What this task involves:
Find each line holding the word "React" and give the total alone.
== == ==
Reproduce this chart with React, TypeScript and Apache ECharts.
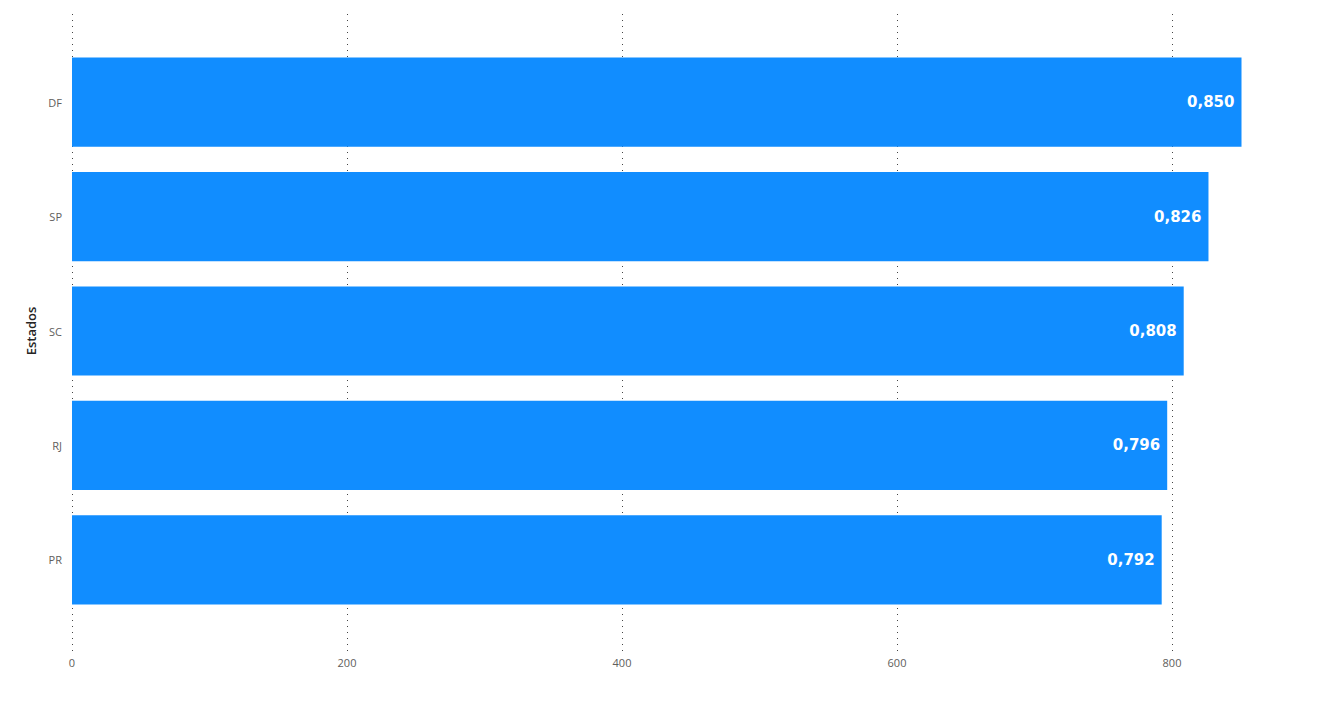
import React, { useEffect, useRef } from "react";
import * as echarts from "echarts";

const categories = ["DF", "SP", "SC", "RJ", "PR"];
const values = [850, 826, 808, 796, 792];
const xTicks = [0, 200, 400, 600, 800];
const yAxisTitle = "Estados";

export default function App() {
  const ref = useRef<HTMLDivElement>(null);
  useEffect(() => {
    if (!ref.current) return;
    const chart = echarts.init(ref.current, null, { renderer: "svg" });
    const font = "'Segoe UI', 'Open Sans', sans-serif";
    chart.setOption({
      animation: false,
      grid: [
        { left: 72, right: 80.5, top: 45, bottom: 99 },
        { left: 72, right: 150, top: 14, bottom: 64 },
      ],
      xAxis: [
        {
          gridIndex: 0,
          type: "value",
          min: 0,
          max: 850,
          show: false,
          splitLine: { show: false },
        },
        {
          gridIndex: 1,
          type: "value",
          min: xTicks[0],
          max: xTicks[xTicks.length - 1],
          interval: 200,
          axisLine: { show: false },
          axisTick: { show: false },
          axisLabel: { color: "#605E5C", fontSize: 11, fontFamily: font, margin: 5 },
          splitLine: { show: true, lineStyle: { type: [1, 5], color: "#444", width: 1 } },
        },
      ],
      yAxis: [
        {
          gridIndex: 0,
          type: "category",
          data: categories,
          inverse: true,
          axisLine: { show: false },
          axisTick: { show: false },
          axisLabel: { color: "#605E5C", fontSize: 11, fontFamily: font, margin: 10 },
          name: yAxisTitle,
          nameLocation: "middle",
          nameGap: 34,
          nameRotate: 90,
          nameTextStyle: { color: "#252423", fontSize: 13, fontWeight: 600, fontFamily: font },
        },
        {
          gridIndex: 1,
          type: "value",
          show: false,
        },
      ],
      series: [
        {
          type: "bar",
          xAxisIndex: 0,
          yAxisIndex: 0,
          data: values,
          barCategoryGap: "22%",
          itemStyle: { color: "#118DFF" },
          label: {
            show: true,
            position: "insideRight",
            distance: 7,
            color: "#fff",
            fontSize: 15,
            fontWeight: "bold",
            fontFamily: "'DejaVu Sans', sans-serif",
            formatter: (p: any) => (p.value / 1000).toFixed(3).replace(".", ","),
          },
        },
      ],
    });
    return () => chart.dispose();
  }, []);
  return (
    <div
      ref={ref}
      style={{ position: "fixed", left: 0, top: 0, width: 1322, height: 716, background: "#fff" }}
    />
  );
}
== == ==
Response for this exercise:
2